Au bout de deux verstes : — Ah ! ma foi, tant pis, dit-il, je remonte.

J’avais pris le bras de Grégory et nous allions assez sûrement, appuyés l’un sur l’autre ; nous nous trouvions avoir chacun quatre jambes au lieu de deux.

— Prenez le bras de Grégory, lui dis-je, je prendrai celui d’un des deux hommes, l’autre veillera sur le traîneau. La manœuvre s’exécuta, et nous nous mîmes en route.

— Que dites-vous de Virgile ? me demanda Moynet.

— Je dis ce que Gentil disait de Racine, que c’est un polisson.

— Oh ! oh ! qu’est-ce que cela ?

C’était Moynet qui poussait cette inquiétante exclamation.

Nous nous arrêtâmes : une immense voûte s’ouvrait sur le chemin pour vomir une masse d’eau qui devait être considérable, si l’on mesurait son importance au bruit qu’elle faisait.

Cette gueule gigantesque ouverte dans la montagne avait un aspect tellement sinistre, que nous nous arrêtâmes, nous demandant cette fois si nous irions plus loin.

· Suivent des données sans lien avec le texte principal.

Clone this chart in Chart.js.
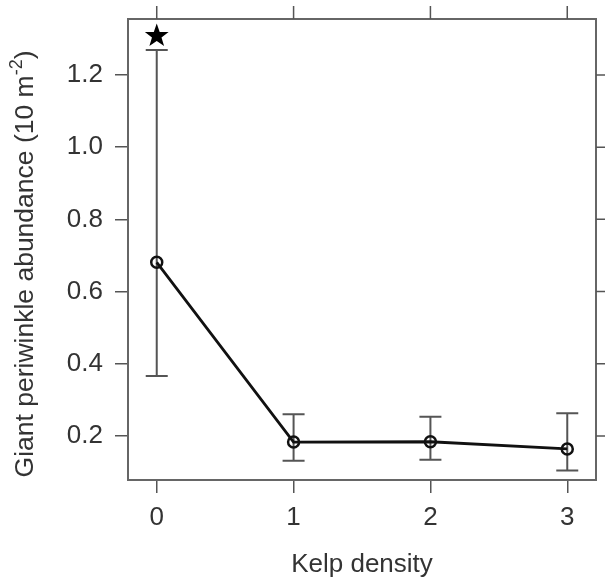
<!DOCTYPE html>
<html lang="en">
  <head>
    <meta charset="UTF-8" />
    <title>Giant periwinkle abundance vs kelp density</title>
    <script src="https://cdn.jsdelivr.net/npm/chart.js@4.4.0/dist/chart.umd.min.js"></script>
    <style>
      body { margin: 0; background: #fff; }
      canvas { display: block; }
    </style>
  </head>
  <body>
    <canvas id="chart" width="605" height="581"></canvas>

    <script>
      // data
      const kelpDensity = [0, 1, 2, 3];
      const meanAbundance = [0.681, 0.183, 0.184, 0.164];
      const lowerBar = [0.366, 0.131, 0.134, 0.104];
      const upperBar = [1.269, 0.26, 0.253, 0.263];
      const starX = [0];
      const starY = [1.308];
      const xTicks = [0, 1, 2, 3];
      const yTicks = [0.2, 0.4, 0.6, 0.8, 1.0, 1.2];

      const FONT = "'Liberation Sans', Arial, sans-serif";
      const TEXT = "#333";
      const AXIS = "#555";

      // error bars, star, box, top/right ticks and titles
      const extras = {
        id: "extras",
        beforeDatasetsDraw(chart) {
          const { ctx, scales } = chart;
          const xs = scales.x, ys = scales.y;
          ctx.save();
          ctx.strokeStyle = "#555";
          ctx.lineWidth = 2;
          kelpDensity.forEach((d, i) => {
            const px = xs.getPixelForValue(d);
            const lo = ys.getPixelForValue(lowerBar[i]);
            const hi = ys.getPixelForValue(upperBar[i]);
            ctx.beginPath();
            ctx.moveTo(px, lo);
            ctx.lineTo(px, hi);
            ctx.moveTo(px - 11, lo);
            ctx.lineTo(px + 11, lo);
            ctx.moveTo(px - 11, hi);
            ctx.lineTo(px + 11, hi);
            ctx.stroke();
          });
          ctx.restore();
        },
        afterDraw(chart) {
          const { ctx, chartArea: a, scales } = chart;
          const xs = scales.x, ys = scales.y;
          ctx.save();
          // frame
          ctx.strokeStyle = "#666";
          ctx.lineWidth = 2;
          ctx.strokeRect(a.left, a.top, a.right - a.left, a.bottom - a.top);
          // top + right ticks
          ctx.strokeStyle = AXIS;
          ctx.lineWidth = 1.5;
          ctx.beginPath();
          xTicks.forEach((v) => {
            const px = xs.getPixelForValue(v);
            ctx.moveTo(px, a.top);
            ctx.lineTo(px, a.top - 13);
          });
          yTicks.forEach((v) => {
            const py = ys.getPixelForValue(v);
            ctx.moveTo(a.right, py);
            ctx.lineTo(a.right + 13, py);
          });
          ctx.stroke();

          // star
          starX.forEach((sx, i) => {
            const cx = xs.getPixelForValue(sx);
            const cy = ys.getPixelForValue(starY[i]);
            const R = 12.5, r = R * 0.4;
            ctx.beginPath();
            for (let k = 0; k < 10; k++) {
              const rad = k % 2 ? r : R;
              const ang = -Math.PI / 2 + (k * Math.PI) / 5;
              const px = cx + rad * Math.cos(ang);
              const py = cy + rad * Math.sin(ang);
              k ? ctx.lineTo(px, py) : ctx.moveTo(px, py);
            }
            ctx.closePath();
            ctx.fillStyle = "#000";
            ctx.fill();
          });

          // x title
          ctx.fillStyle = TEXT;
          ctx.font = "26px " + FONT;
          ctx.textAlign = "center";
          ctx.textBaseline = "alphabetic";
          ctx.fillText("Kelp density", (a.left + a.right) / 2, 572);

          // y title with superscript
          const main = "Giant periwinkle abundance (10 m";
          const sup = "-2";
          const close = ")";
          ctx.font = "26.5px " + FONT;
          const w1 = ctx.measureText(main).width;
          const w3 = ctx.measureText(close).width;
          ctx.font = "18px " + FONT;
          const w2 = ctx.measureText(sup).width;
          const total = w1 + w2 + w3;
          ctx.translate(33, 264);
          ctx.rotate(-Math.PI / 2);
          ctx.textAlign = "left";
          let x0 = -total / 2;
          ctx.font = "26.5px " + FONT;
          ctx.fillText(main, x0, 0);
          ctx.font = "18px " + FONT;
          ctx.fillText(sup, x0 + w1, -11);
          ctx.font = "26.5px " + FONT;
          ctx.fillText(close, x0 + w1 + w2, 0);
          ctx.restore();
        },
      };

      new Chart(document.getElementById("chart"), {
        type: "line",
        data: {
          datasets: [
            {
              data: kelpDensity.map((d, i) => ({ x: d, y: meanAbundance[i] })),
              borderColor: "#111",
              borderWidth: 2.8,
              pointRadius: 5.5,
              pointBorderWidth: 2.5,
              pointBorderColor: "#111",
              pointBackgroundColor: "rgba(0,0,0,0)",
              tension: 0,
            },
          ],
        },
        options: {
          responsive: false,
          animation: false,
          layout: { padding: { top: 19, right: 9, left: 0, bottom: 0 } },
          plugins: { legend: { display: false }, tooltip: { enabled: false } },
          scales: {
            x: {
              type: "linear",
              min: -0.21,
              max: 3.21,
              afterBuildTicks: (s) => { s.ticks = xTicks.map((v) => ({ value: v })); },
              afterFit: (s) => {
                s.height = 101;
                s.paddingLeft = 0;
                s.paddingRight = 0;
              },
              grid: { drawOnChartArea: false, tickLength: 13, color: AXIS, lineWidth: 1.5 },
              border: { display: false },
              ticks: {
                padding: 9,
                color: TEXT,
                font: { family: FONT, size: 26 },
                callback: (v) => String(v),
              },
            },
            y: {
              min: 0.078,
              max: 1.355,
              afterBuildTicks: (s) => { s.ticks = yTicks.map((v) => ({ value: v })); },
              afterFit: (s) => {
                s.width = 128;
                s.paddingTop = 0;
                s.paddingBottom = 0;
              },
              grid: { drawOnChartArea: false, tickLength: 13, color: AXIS, lineWidth: 1.5 },
              border: { display: false },
              ticks: {
                padding: 12,
                color: TEXT,
                font: { family: FONT, size: 26 },
                callback: (v) => v.toFixed(1),
              },
            },
          },
        },
        plugins: [extras],
      });
    </script>
  </body>
</html>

Par bonheur, nos montagnards connaissaient l’endroit, ils nous rassurèrent, et l’un d’eux nous donna l’exemple en passant le premier.

Nous en fûmes quittes pour avoir de l’eau jusqu’aux genoux.

Le traîneau passa plus difficilement, à cause des bords escarpés de cette espèce de canal, mais il passa.

Alors la route commença de descendre, et de nouveau nous nous retrouvâmes au niveau du torrent.

H nous restait encore six verstes à faire.

Nous étions littéralement épuisés de fatigue ; nous avions les pieds et les jambes glacés à ne pas les sentir, et la sueur nous coulait en même temps sur le front.

Le vent redoublait, la neige s’épaississait. Il fallait gagner le plus vite possible la station ; si nous étions pris au fond de cette étroite vallée par un chasse-neige, nous n’en sortions pas.

Je fus le premier à proposer de remonter en traîneau, la proposition fut acceptée ; nous nous enveloppâmes dans nos touloupes et nous reprîmes nos places.

Nos deux montagnards s’accrochèrent au traîneau ; nous leur rendions le service d’accélérer leur marche, ils nous rendaient le service de nous empêcher de verser.

Je fermai les yeux et me laissai aller au hasard, je dirais à la Providence si je me croyais un personnage assez important pour que la Providence s’occupât de moi.

De temps en temps j’ouvrais les yeux, mais j’avais beau les ouvrir, je ne voyais rien qu’une immense nappe de neige que le vent semblait secouer devant eux, et le torrent qui mugissait à deux pas de moi.

Enfin, il me sembla apercevoir de la lumière.

— La station ? demandai-je.

— Non, le village de Molite.

— Et la station ?

— À trois verstes.

Tout était fantastique dans cette nuit, jusqu’à la distance. Nous étions partis à midi, nous avions achevé la montée à trois heures, nous descendions depuis cinq à croire que nous faisions quatre lieues à l’heure, et nous n’avions pas pu avaler nos trente verstes, c’est-à-dire sept lieues et demie.

Nous arrivâmes à la lumière, c’était celle d’une petite auberge. Nous descendîmes. Nous étions à moitié morts de fatigue et l’autre moitié de faim ; par bonheur nous trouvâmes du pain mangeable, une espèce de salaison que, dans toute autre circonstance, nous n’eussions pas touchée du bout des dents et qui nous parut excellente. Il va sans dire que nos deux montagnards partagèrent notre festin.

Nous arrosâmes le tout de quatre ou cinq pots de ce petit vin de Mingrélie dont on peut boire sans inconvénient une pinte, et nous remontâmes dans notre traîneau en demandant si du village à la station le chemin était bon.

— Excellent, nous répondit notre hôte.

Sur cette assurance, nous partîmes.

Au bout de cent pas, deux de nous étaient dans la neige et le troisième dans l’eau.

Cette fois nous nous décidâmes à faire à pied le reste du chemin, et par un effroyable chasse-neige nous arrivâmes à la station.

Une verste de plus, et nous n’y arrivions pas ; toute la montagne semblait secouée comme par un tremblement de terre.

Deux heures après nous arrivait un messager de Timaff nous annonçant que la télègue ne pouvait même essayer de traverser la montagne, et que nous eussions à envoyer un traîneau et des bœufs si nous voulions revoir nos effets et Timaff.

Je tenais peu à Timaff, quoique comme curiosité je l’estimasse à sa valeur, mais je tenais fort à nos effets, je fis donc dire à Timaff de demeurer tranquille, et que le lendemain l’on irait à son secours.